If anything it is the people who resist the most who will take Christianity most seriously. We see this in St Paul, himself. It may look as if St Peter, St James and St John turn to Christ at the drop of a hat, but they do struggle with Jesus' teaching and even abandon Him at His arrest in Gethsemane.

Christianity comes with a struggle.

[PAUSE]

Our Lord points out the reality of preaching in His parable of the sower. Some people just won't get the Gospel at all. Some people will treat it as a fashionable idea. Some people will only hold onto the Gospel for as long as it is convenient. Some will hold onto it, wrestle with it, question it, be hurt by it but will grow and grow and grow so that not only is the good news thoroughly received but will not be lost.

[PAUSE]

The Church has to expect resistance and allow for it. In times of civil unrest, the Church needs to be utterly uncompromising in preaching God's message even though it offends those who have not yet heard what is really being said.
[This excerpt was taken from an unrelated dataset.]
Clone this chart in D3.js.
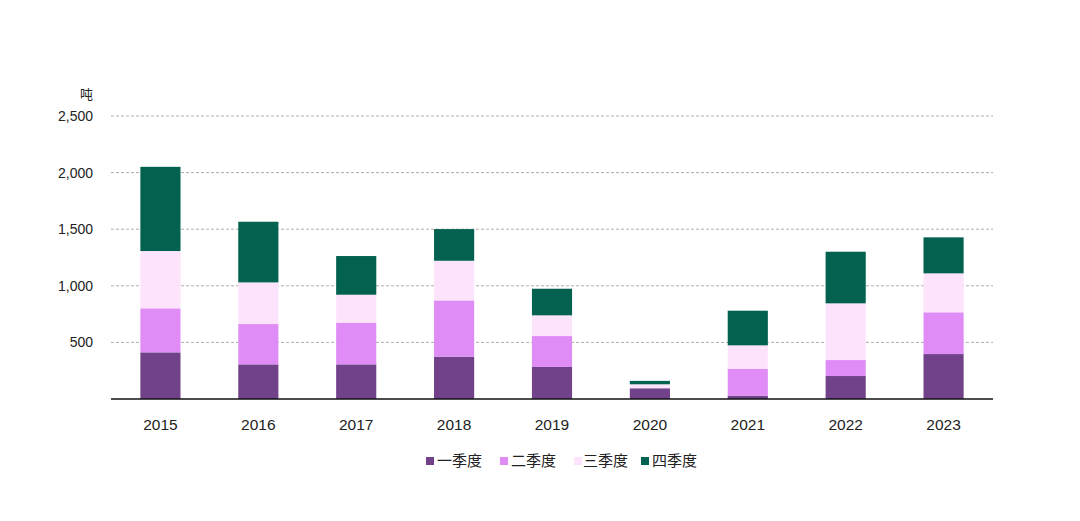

Even if preaching the Gospel becomes against the law, it will never be against God's Law provided that it is His Gospel that we preach. Thus even if we are commanded to keep silence, we must follow the Apostles' example and disobey in order to bring the Fact of Everlasting Life in Christ Jesus to a world that needs to hear it. If people see just how committed to the Gospel we are in the face of being countercultural, the more they will realise its importance and relevance.

[PAUSE]

If St Barnabas and St Paul cause riots just by telling people how much God loves them, should we not expect the same and give thanks for it?